Supreme Court declines to take up Keith Tharpe death penalty case

Keith Tharpe
Attorneys for condemned killer Keith Tharpe are trying to halt his Sept. 26 execution with arguments that a juror on the case was racist and voted for death because Tharpe was African-American.

(CNN) The Supreme Court declined on Monday to take up the case of Georgia death row inmate Keith Tharpe, who claims a juror voted to put him to death because of his race.

At issue is an affidavit from an interview conducted seven years after Tharpe's sentencing. Juror Barney Gattie used a racial slur in reference to African-Americans. He also questioned whether "black people even have souls."

The court had heard this case back in 2018, and revived Tharpe's case over the dissents of Justices Thomas, Alito and Gorsuch.

Now the state of Georgia is free to set an execution date.

Justice Sonia Sotomayor agreed with the court not to take up the case, but she wrote separately to say that she was "profoundly troubled by the underlying facts of the case."

"It may be tempting to dismiss Tharpe's case as an outlier, but racial bias is a familiar and recurring evil," Sotomayor wrote. "That evil often presents itself far more subtly than it has here. Yet Gattie's sentiments—and the fact that they went unexposed for so long, evading review on the merits—amount to an arrest demonstration that racism can and does seep into the jury system."

When the court first heard the case in 2018, it said that Tharpe's legal team had produced a "remarkable" affidavit from a juror, written after the conviction, that presented a "strong factual basis" for the argument that Tharpe's race had affected the juror's vote.

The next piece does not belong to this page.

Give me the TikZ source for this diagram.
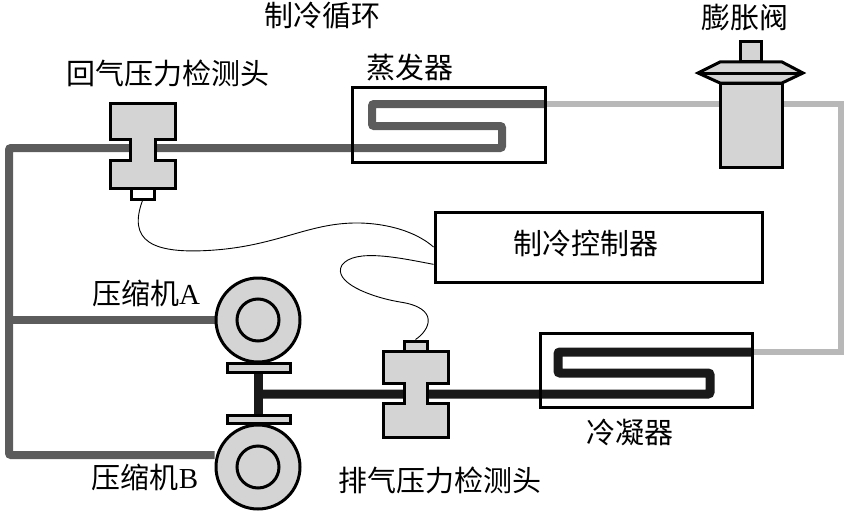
\documentclass[tikz,border=0pt]{standalone}
\usepackage{fontspec}
\setmainfont{Liberation Serif}
\newfontfamily\cjk{Noto Sans CJK SC}
\usetikzlibrary{positioning,backgrounds}
\definecolor{pipedark}{gray}{0.36}
\definecolor{pipelight}{gray}{0.72}
\definecolor{partgray}{gray}{0.83}

\begin{document}
\begin{tikzpicture}[x=1pt, y=-1pt,
    lbl/.style={font=\cjk\fontsize{29}{32}\selectfont, inner sep=0pt},
    frame/.style={rectangle, draw, line width=3pt, inner sep=0pt},
    part/.style={draw, line width=3pt, fill=partgray},
    suction/.style={draw=pipedark, line width=8pt, rounded corners=2pt},
    liquid/.style={draw=pipelight, line width=6pt},
    discharge/.style={draw=black!90, line width=9pt, rounded corners=2pt},
    wire/.style={draw, line width=0.9pt}]
    \useasboundingbox (0,0) rectangle (848,511);

    % Labels
    \node[lbl] (title) at (322,16) {制冷循环};
    \node[lbl] (valvelbl) at (745,18) {膨胀阀};
    \node[lbl] (rslbl) at (168,73) {回气压力检测头};
    \node[lbl] (evaplbl) at (410,68) {蒸发器};
    \node[lbl] (complblA) at (146,293) {压缩机\rmfamily A};
    \node[lbl] (complblB) at (145,477) {压缩机\rmfamily B};
    \node[lbl] (dslbl) at (440,480) {排气压力检测头};
    \node[lbl] (condlbl) at (630,432) {冷凝器};

    % Heat exchangers and controller
    \node[frame, minimum width=193pt, minimum height=75pt] (evap) at (448.5,124.5) {};
    \node[frame, minimum width=212pt, minimum height=74pt] (cond) at (646,370) {};
    \node[frame, minimum width=327pt, minimum height=70pt] (ctrl) at (598.5,247) {};
    \node[lbl] (ctrllbl) at (586,243) {制冷控制器};

    % Compressors
    \node[circle, part, minimum size=84pt, inner sep=0pt] (compA) at (258,320) {};
    \node[circle, draw, line width=3pt, minimum size=42pt, inner sep=0pt] (compAin) at (compA.center) {};
    \node[circle, part, minimum size=84pt, inner sep=0pt] (compB) at (258,467) {};
    \node[circle, draw, line width=3pt, minimum size=42pt, inner sep=0pt] (compBin) at (compB.center) {};
    \node[rectangle, part, minimum width=63pt, minimum height=9pt, inner sep=0pt] (plateA) at (258.5,367.5) {};
    \node[rectangle, part, minimum width=63pt, minimum height=8pt, inner sep=0pt] (plateB) at (258.5,419) {};

    % Return pressure sensor
    \draw[part] (110,103) -- (175,103) -- (175,139) -- (155,139) -- (155,160) -- (175,160) -- (175,188)
        -- (110,188) -- (110,160) -- (130,160) -- (130,139) -- (110,139) -- cycle;
    \node[rectangle, draw, line width=3pt, fill=white, minimum width=23pt, minimum height=11pt, inner sep=0pt] (rsport) at (142.5,193.5) {};

    % Discharge pressure sensor
    \draw[part] (383,351) -- (448,351) -- (448,383) -- (427,383) -- (427,403) -- (448,403) -- (448,437)
        -- (383,437) -- (383,403) -- (404,403) -- (404,383) -- (383,383) -- cycle;
    \node[rectangle, part, minimum width=23pt, minimum height=10pt, inner sep=0pt] (dsport) at (415.5,346) {};

    % Expansion valve
    \draw[part] (740,42) rectangle (761,62);
    \draw[part] (698,73) -- (720,62) -- (782,62) -- (803,73) -- (782,83) -- (720,83) -- cycle;
    \draw[line width=3pt] (698,73) -- (803,73);
    \node[rectangle, part, minimum width=62pt, minimum height=84pt, inner sep=0pt] (valve) at (751,125) {};

    % Pipes
    \begin{scope}[on background layer]
        \draw[suction] ([yshift=12pt]compB.west) -| (9,148) -- (502,148) -- (502,126) -- (372,126) -- (372,104) -- (545,104);
        \draw[suction] (compA.west) -- (9,320);
        \draw[liquid] (545,104) -- (841,104) -- (841,352) -- (752,352);
        \draw[discharge] (752,352) -- (558,352) -- (558,373) -- (710,373) -- (710,394) -- (258,394);
        \draw[discharge] (plateA.center) -- (plateB.center);
    \end{scope}

    % Sensor wires
    \draw[wire] (rsport.south) .. controls (128,240) and (150,255) .. (215,250)
        .. controls (280,245) and (310,222) .. (360,223) .. controls (395,224) and (420,235) .. (ctrl.west);
    \draw[wire] (ctrl.186) .. controls (400,258) and (355,248) .. (342,265)
        .. controls (332,282) and (370,297) .. (400,302) .. controls (440,308) and (430,330) .. (dsport.north);
\end{tikzpicture}
\end{document}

The majority then cautioned, however, that Tharpe faced "a high bar in showing that jurists of reason could disagree" with the state court's opinion.

Upon further review, the lower court again ruled against Tharpe, finding he had not met the procedural burdens necessary to reopen his case. 

The court also held that a 2017 Supreme Court opinion that said the secrecy of jury deliberations can be pierced when there is evidence that a juror relied on racial animus did not apply retroactively to Tharpe's case.